Composée de paléontologues du Muséum d'Histoire Naturelle de Nantes et de collègues du Muséum de Bruxelles, cette expédition a pour but de trouver et de ramener un squelette entier d'allosaure ou de grand sauropode, deux espèces de dinosaure. Le spécimen est destiné à être exposé dans le futur Muséum de Nantes qui doit rouvrir en décembre 2028.
Comme qui dirait, acheter un squelette de dinosaure, ça coûte un bras ! Bien que très apprécié et visité par quelque 190 500 visiteurs en 2023, le Muséum d'Histoire Naturelle de Nantes n'en a pas les moyens.
Sans donner le détail, la direction du muséum évoque "une facture exorbitante hors de portée".

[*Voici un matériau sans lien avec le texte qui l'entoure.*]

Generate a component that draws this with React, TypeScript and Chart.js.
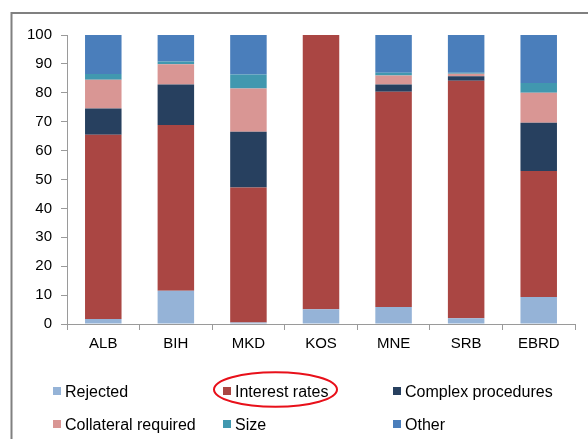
import React, { useEffect, useRef } from "react";
import { Chart, registerables } from "chart.js";

Chart.register(...registerables);

const categories = ["ALB", "BIH", "MKD", "KOS", "MNE", "SRB", "EBRD"];
const rejected = [1.7, 11.5, 0.5, 5.1, 5.9, 2.0, 9.3];
const interestRates = [63.8, 57.4, 46.7, 94.9, 74.5, 82.2, 43.6];
const complexProcedures = [9.1, 14.0, 19.3, 0, 2.5, 1.5, 16.7];
const collateralRequired = [9.9, 7.0, 15.0, 0, 3.1, 0.9, 10.4];
const size = [2.0, 0.9, 4.8, 0, 0.9, 0.3, 3.4];
const other = [13.5, 9.2, 13.7, 0, 13.1, 13.1, 16.6];

const seriesLabels = ["Rejected", "Interest rates", "Complex procedures", "Collateral required", "Size", "Other"];
const seriesColors = ["#95B3D7", "#AA4643", "#27405F", "#D99694", "#4198AF", "#4A7EBB"];
const seriesValues = [rejected, interestRates, complexProcedures, collateralRequired, size, other];

const FONT = "'Liberation Sans', Arial, sans-serif";

const decorPlugin = {
  id: "decor",
  afterDraw(chart: any) {
    const ctx = chart.ctx as CanvasRenderingContext2D;
    ctx.save();
    // frame
    ctx.strokeStyle = "#808080";
    ctx.lineWidth = 2;
    ctx.beginPath();
    ctx.moveTo(11.5, 439);
    ctx.lineTo(11.5, 13);
    ctx.lineTo(588, 13);
    ctx.stroke();
    // legend
    ctx.font = `16px ${FONT}`;
    ctx.textBaseline = "alphabetic";
    ctx.textAlign = "left";
    chart.data.datasets.forEach((ds: any, i: number) => {
      const col = i % 3;
      const row = Math.floor(i / 3);
      const tx = 65 + col * 170;
      const base = row === 0 ? 397 : 430;
      ctx.fillStyle = ds.backgroundColor;
      ctx.fillRect(tx - 12, base - 10, 8, 8);
      ctx.fillStyle = "#000";
      ctx.fillText(ds.label, tx, base);
    });
    // highlight ellipse
    ctx.strokeStyle = "#E8101A";
    ctx.lineWidth = 2;
    ctx.beginPath();
    ctx.ellipse(275.5, 389.5, 61.5, 17.3, 0, 0, Math.PI * 2);
    ctx.stroke();
    ctx.restore();
  },
};

export default function App() {
  const ref = useRef<HTMLCanvasElement>(null);
  useEffect(() => {
    if (!ref.current) return;
    const chart = new Chart(ref.current, {
      type: "bar",
      data: {
        labels: categories,
        datasets: seriesLabels.map((label, i) => ({
          label,
          data: seriesValues[i],
          backgroundColor: seriesColors[i],
          borderWidth: 0,
          barPercentage: 0.503,
          categoryPercentage: 1,
        })),
      },
      options: {
        animation: false,
        responsive: false,
        devicePixelRatio: 1,
        layout: { padding: { left: 0, right: 13, top: 35, bottom: 0 } },
        plugins: { legend: { display: false }, tooltip: { enabled: false } },
        scales: {
          x: {
            stacked: true,
            grid: { display: true, drawOnChartArea: false, drawTicks: true, tickLength: 6, color: "#9A9A9A", offset: true },
            border: { display: true, color: "#9A9A9A", width: 1 },
            ticks: { color: "#000", font: { family: FONT, size: 15 }, padding: 5, maxRotation: 0 },
            afterFit: (s: any) => { s.height = 115; },
          },
          y: {
            stacked: true,
            min: 0,
            max: 100,
            grid: { display: true, drawOnChartArea: false, drawTicks: true, tickLength: 6, color: "#9A9A9A" },
            border: { display: true, color: "#9A9A9A", width: 1 },
            ticks: { stepSize: 10, color: "#000", font: { family: FONT, size: 15 }, padding: 9 },
            afterFit: (s: any) => { s.width = 67; },
          },
        },
      },
      plugins: [decorPlugin],
    });
    return () => chart.destroy();
  }, []);
  return (
    <div style={{ position: "absolute", left: 0, top: 0, width: 588, height: 439, background: "#fff" }}>
      <canvas ref={ref} width={588} height={439} />
    </div>
  );
}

Il est donc apparu plus raisonnable d'aller chercher sur place un exemplaire de ce qui fut l'un des animaux les plus imposants que la Terre ait jamais portés.
Un lieu qui doit rester secret
C'est pourquoi, en cet été 2024, une expédition est partie pour deux mois de fouilles aux États-Unis, sur un site réputé pour être riche en fossiles de dinosaures. Il est absolument interdit de donner les coordonnées géographiques exactes afin d'éviter des pillages, mais on peut préciser que c'est dans le Wyoming. Un État du centre du pays.
Les paléontologues fouillent depuis le mois de juillet et jusqu'à la fin août dans un gisement qu'on appelle "formation de Morisson". Une couche géologique qui date d'il y a environ 150 millions d'années.
Pour précision, la France était, à cette époque-là, quasiment entièrement sous les eaux. On désigne cette période par le nom de "Jurassique supérieur".
Aidés de leurs collègues du Muséum de Bruxelles, les Nantais (ils sont entre 6 et 8 selon les semaines) espèrent mettre au jour un fossile de dinosaure, soit de l'espèce des allosaures, soit des sauropodes.
L'allosaure est un bipède de 8 mètres de long, carnivore, qui se nourrissait notamment de dinosaures herbivores. Dont le sauropode, un quadrupède pouvant atteindre jusqu'à 25 mètres de long.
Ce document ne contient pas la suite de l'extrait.